Sophie Treadwell's radical drama about a woman trapped in the hostile environment of a patriarchal society is a dazzling piece of work. Literally so here, since lighting designer Jack Knowles snaps each short scene shut with two parallel lines of fierce, white light.

This highlights the agony of the woman's life, told in nine episodes. We meet our heroine first as Miss A in a typing pool, railing against the oppressive nature of her daily journey to work; by the close she is Helen Jones, convicted of murdering her husband, going to the electric chair still fighting against being forced to submit, still longing for a freedom that she cannot even describe. "God what a thing it is to be a woman!" she cries. "What you got to submit to! – to hell – and nobody says anything."

Machinal, written in 1928, has lost none of its cold fury, its expressionistic power to depict a woman trapped by a society that expects her to marry and conform. It is astonishingly modern; the scene in a speakeasy where Helen takes a lover is framed by a man persuading a reluctant woman to have an abortion, and a gay man seducing a young student. (It's odd to envisage Clark Gable in the midst of all this in the original production.)

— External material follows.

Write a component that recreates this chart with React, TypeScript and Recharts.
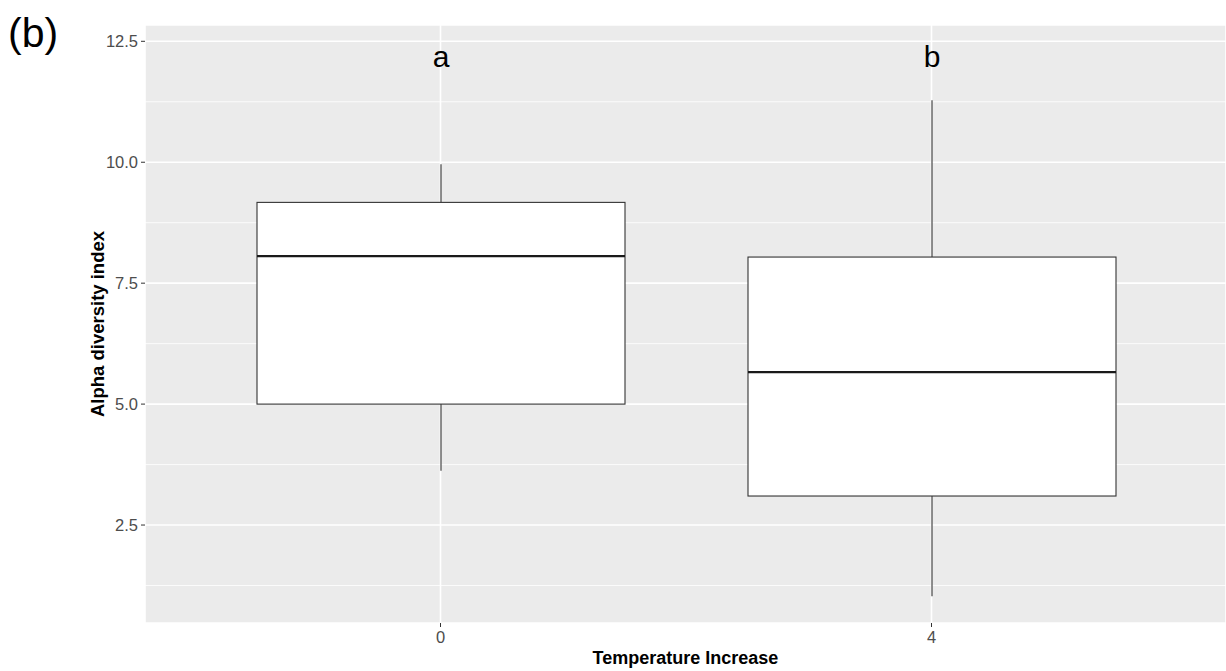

Director Natalie Abrahami has chosen to emphasise this timelessness by deliberately blurring the time-frame. The office workers use old-fashioned typewriters, but by the close Helen's daughter is playing with an iPad. This frees the play from its period but renders some of its assumptions peculiar. Helen's sense of being imprisoned by the need to marry seems particularly tethered to a specific time and place.

Emily Berrington and the cast of Machinal
Emily Berrington and the cast of Machinal
© Johan Persson

But Miriam Buether's magnificent design helps to make sense of things – a mirrored ceiling reflecting back the action of each scene, whether it is a hotel room with a ghastly pink coverlet on the bed when Helen flinches from the attentions of Mr Jones (Jonathan Livingstone), the boss she marries for financial security, the rumpled sheets of her lover's bed, or the cold bleakness of the courtroom in which she is tried in "the trial of the century."

Abrahami never lets up the propulsive pace, the sense of rushing destiny, and is much assisted by a clever soundscape by Ben and Max Ringham which fills every scene with a clatter of noise, and under-stated choreography by Arthur Pita which finds naturalism and stylisation in a single gesture. In this carefully-crafted, deeply-felt setting, the woman's plight becomes less an expression of individual striving and more an existential scream of despair.

The problem, and it has been the problem in many productions of Machinal, is that Helen's combination of passivity and extraordinary sensitivity make her more a symbol than a figure to elicit sympathy. Emily Berrington plays her from the opening moment like a creature who is missing several layers of skin, maddened by modern life and its expectations. But she doesn't find a way to let us into her emotions; she remains essentially one-note and elusive.

This means that for all its shuddering intensity, Machinal remains here more a play to admire and wonder at than a revelatory insight into a woman's desperate soul. It is chilly as well as dazzling.